I was a student at Crosby Middle School in Louisville, Ky. A kid who had yet to experience death, disaster or any of those "Oh My God," moments that burn into your memory so vividly that they seem like yesterday.
That day, like much of the nation, my school was eagerly anticipating the telecast of the launch that would make Christa McAuliffe famous as the first teacher to go into space aboard the Space Shuttle Challenger.
We gathered in the school's cafetorium (cafetera and auditorium combined) to watch the launch. We huddled in plastic chairs around round tables as close to the TVs as we could get. For me it was the wall-mounted color TV near the water fountain at the corner of the stage. I was so close it was like being in the front row at a movie theater.

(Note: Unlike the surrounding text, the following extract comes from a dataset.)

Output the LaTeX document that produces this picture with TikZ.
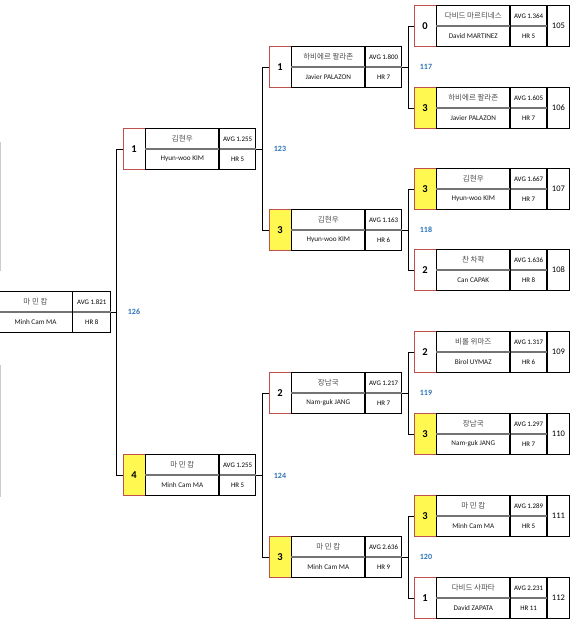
\documentclass[tikz,border=0pt]{standalone}
\usepackage{fontspec}
\setmainfont{Carlito}
\newfontfamily\kr{Noto Sans CJK KR}
\usetikzlibrary{calc}
\definecolor{sred}{RGB}{192,80,77}
\definecolor{syel}{RGB}{255,248,80}
\definecolor{lblue}{RGB}{46,117,182}
\tikzset{
 scorebox/.style={draw=sred, line width=0.8pt, minimum width=22pt, minimum height=41pt, inner sep=0pt, font=\bfseries\fontsize{10.5}{10.5}\selectfont},
 win/.style={fill=syel},
 lose/.style={fill=white},
 namebox/.style={draw=black, line width=0.8pt, minimum width=73pt, minimum height=41pt, inner sep=0pt},
 avgbox/.style={draw=black, line width=0.8pt, minimum width=36pt, minimum height=41pt, inner sep=0pt},
 numbox/.style={draw=black, line width=0.8pt, minimum width=22pt, minimum height=41pt, inner sep=0pt, font=\fontsize{8.5}{9}\selectfont},
 midline/.style={draw=black!55, line width=1.3pt},
 kortext/.style={font=\kr\fontsize{7.5}{7.5}\selectfont, text=black!70, inner sep=0pt},
 engtext/.style={font=\fontsize{7.2}{7.2}\selectfont, text=black!90, inner sep=0pt},
 stattext/.style={font=\fontsize{6.9}{7}\selectfont, text=black, inner sep=0pt},
 conn/.style={draw=black, line width=0.8pt},
 matchlbl/.style={font=\bfseries\fontsize{8}{8}\selectfont, text=lblue, inner sep=0pt},
 faint/.style={draw=black!20, line width=1pt},
}
% #1 id, #2 x-left, #3 y-center, #4 score, #5 win/lose, #6 korean, #7 english, #8 avg, #9 hr
\newcommand{\playerbox}[9]{%
 \node[scorebox,#5] (#1s) at (#2+11,#3) {#4};
 \node[namebox, anchor=west] (#1n) at (#1s.east) {};
 \node[avgbox, anchor=west] (#1a) at (#1n.east) {};
 \draw[midline] (#1n.west) -- (#1a.east);
 \draw[line width=0.8pt] (#1n.north east) -- (#1n.south east);
 \node[kortext] (#1k) at ($(#1n.center)+(0,-10)$) {#6};
 \node[engtext] (#1e) at ($(#1n.center)+(0,10)$) {#7};
 \node[stattext] (#1v) at ($(#1a.center)+(0,-10)$) {AVG #8};
 \node[stattext] (#1h) at ($(#1a.center)+(0,10)$) {HR #9};
}
\begin{document}
\begin{tikzpicture}[x=1pt,y=-1pt]
\useasboundingbox (0,0) rectangle (571,623);
\fill[white] (0,0) rectangle (571,623);
% faint lines at left edge
\draw[faint] (0.5,142) -- (0.5,271);
\draw[faint] (0.5,365) -- (0.5,497);

% Final
\node[namebox, minimum width=73pt] (fn) at (35.5,312) {};
\node[avgbox, minimum width=38pt, anchor=west] (fa) at (fn.east) {};
\draw[midline] (fn.west) -- (fa.east);
\draw[line width=0.8pt] (fn.north east) -- (fn.south east);
\node[kortext] (fk) at ($(fn.center)+(0,-10)$) {마 민 캄};
\node[engtext] (fe) at ($(fn.center)+(0,10)$) {Minh Cam MA};
\node[stattext] (fv) at ($(fa.center)+(0,-10)$) {AVG 1.821};
\node[stattext] (fh) at ($(fa.center)+(0,10)$) {HR 8};

% Semifinals
\playerbox{sfa}{123}{149}{1}{lose}{김현우}{Hyun-woo KIM}{1.255}{5}
\playerbox{sfb}{123}{475}{4}{win}{마 민 캄}{Minh Cam MA}{1.255}{5}

% Quarterfinals
\playerbox{qfa}{269}{67}{1}{lose}{하비에르 팔라존}{Javier PALAZON}{1.800}{7}
\playerbox{qfb}{269}{230}{3}{win}{김현우}{Hyun-woo KIM}{1.163}{6}
\playerbox{qfc}{269}{393}{2}{lose}{장남국}{Nam-guk JANG}{1.217}{7}
\playerbox{qfd}{269}{557}{3}{win}{마 민 캄}{Minh Cam MA}{2.636}{9}

% Round of 16
\playerbox{ra}{414}{26}{0}{lose}{다비드 마르티네스}{David MARTINEZ}{1.364}{5}
\node[numbox, anchor=west] (ram) at (raa.east) {105};
\playerbox{rb}{414}{108}{3}{win}{하비에르 팔라존}{Javier PALAZON}{1.605}{7}
\node[numbox, anchor=west] (rbm) at (rba.east) {106};
\playerbox{rc}{414}{189}{3}{win}{김현우}{Hyun-woo KIM}{1.667}{7}
\node[numbox, anchor=west] (rcm) at (rca.east) {107};
\playerbox{rd}{414}{270}{2}{lose}{찬 차팍}{Can CAPAK}{1.636}{8}
\node[numbox, anchor=west] (rdm) at (rda.east) {108};
\playerbox{re}{414}{352}{2}{lose}{비롤 위마즈}{Birol UYMAZ}{1.317}{6}
\node[numbox, anchor=west] (rem) at (rea.east) {109};
\playerbox{rf}{414}{434}{3}{win}{장남국}{Nam-guk JANG}{1.297}{7}
\node[numbox, anchor=west] (rfm) at (rfa.east) {110};
\playerbox{rg}{414}{516}{3}{win}{마 민 캄}{Minh Cam MA}{1.289}{5}
\node[numbox, anchor=west] (rgm) at (rga.east) {111};
\playerbox{rh}{414}{598}{1}{lose}{다비드 사파타}{David ZAPATA}{2.231}{11}
\node[numbox, anchor=west] (rhm) at (rha.east) {112};

% Bracket joints
\coordinate (j126t) at (116,149);
\coordinate (j126b) at (116,475);
\coordinate (j123t) at (262,67);
\coordinate (j123b) at (262,230);
\coordinate (j124t) at (262,393);
\coordinate (j124b) at (262,557);
\coordinate (j117t) at (408,26);
\coordinate (j117b) at (408,108);
\coordinate (j118t) at (408,189);
\coordinate (j118b) at (408,270);
\coordinate (j119t) at (408,352);
\coordinate (j119b) at (408,434);
\coordinate (j120t) at (408,516);
\coordinate (j120b) at (408,598);

% Connectors: final
\draw[conn] (fa.east) -- (fa.east -| j126t);
\draw[conn] (j126t) -- (j126b);
\draw[conn] (j126t) -- (sfas.west);
\draw[conn] (j126b) -- (sfbs.west);
% semifinals
\draw[conn] (sfaa.east) -- (sfaa.east -| j123t);
\draw[conn] (j123t) -- (j123b);
\draw[conn] (j123t) -- (qfas.west);
\draw[conn] (j123b) -- (qfbs.west);
\draw[conn] (sfba.east) -- (sfba.east -| j124t);
\draw[conn] (j124t) -- (j124b);
\draw[conn] (j124t) -- (qfcs.west);
\draw[conn] (j124b) -- (qfds.west);
% quarterfinals
\draw[conn] (qfaa.east) -- (qfaa.east -| j117t);
\draw[conn] (j117t) -- (j117b);
\draw[conn] (j117t) -- (ras.west);
\draw[conn] (j117b) -- (rbs.west);
\draw[conn] (qfba.east) -- (qfba.east -| j118t);
\draw[conn] (j118t) -- (j118b);
\draw[conn] (j118t) -- (rcs.west);
\draw[conn] (j118b) -- (rds.west);
\draw[conn] (qfca.east) -- (qfca.east -| j119t);
\draw[conn] (j119t) -- (j119b);
\draw[conn] (j119t) -- (res.west);
\draw[conn] (j119b) -- (rfs.west);
\draw[conn] (qfda.east) -- (qfda.east -| j120t);
\draw[conn] (j120t) -- (j120b);
\draw[conn] (j120t) -- (rgs.west);
\draw[conn] (j120b) -- (rhs.west);

% Match labels
\node[matchlbl] (l126) at (134,312) {126};
\node[matchlbl] (l123) at (280,149) {123};
\node[matchlbl] (l124) at (280,476) {124};
\node[matchlbl] (l117) at (426,67) {117};
\node[matchlbl] (l118) at (426,230) {118};
\node[matchlbl] (l119) at (426,393) {119};
\node[matchlbl] (l120) at (426,557) {120};
\end{tikzpicture}
\end{document}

We chatted and played games until the countdown began. Then the room became hushed with excitement.
Soon after the shuttle lifted off and rocketed toward outerspace, history was made.
The shuttle exploded. Three plumes of smoke shot away from the fiery hull. And hundreds kids and teachers in the cafetorium at Crosby Middle School fell into stunned silence.
I stood up and stared. Unable to speak, i just shook my head. I couldn't process what was happening.
The rest of the day is a blur.
I know it took months, maybe years for me to really process what had happened.
Our school yearbooks that year included a tribute page to McAuliffe. I still have that yearbook tucked away with other keepsakes. I don't get it out too much, but when I do, I flip through it and always find myself stopping and staring at McAuliffe's smiling face as memories come rushing back.
I relive the moments again just like they were yesterday.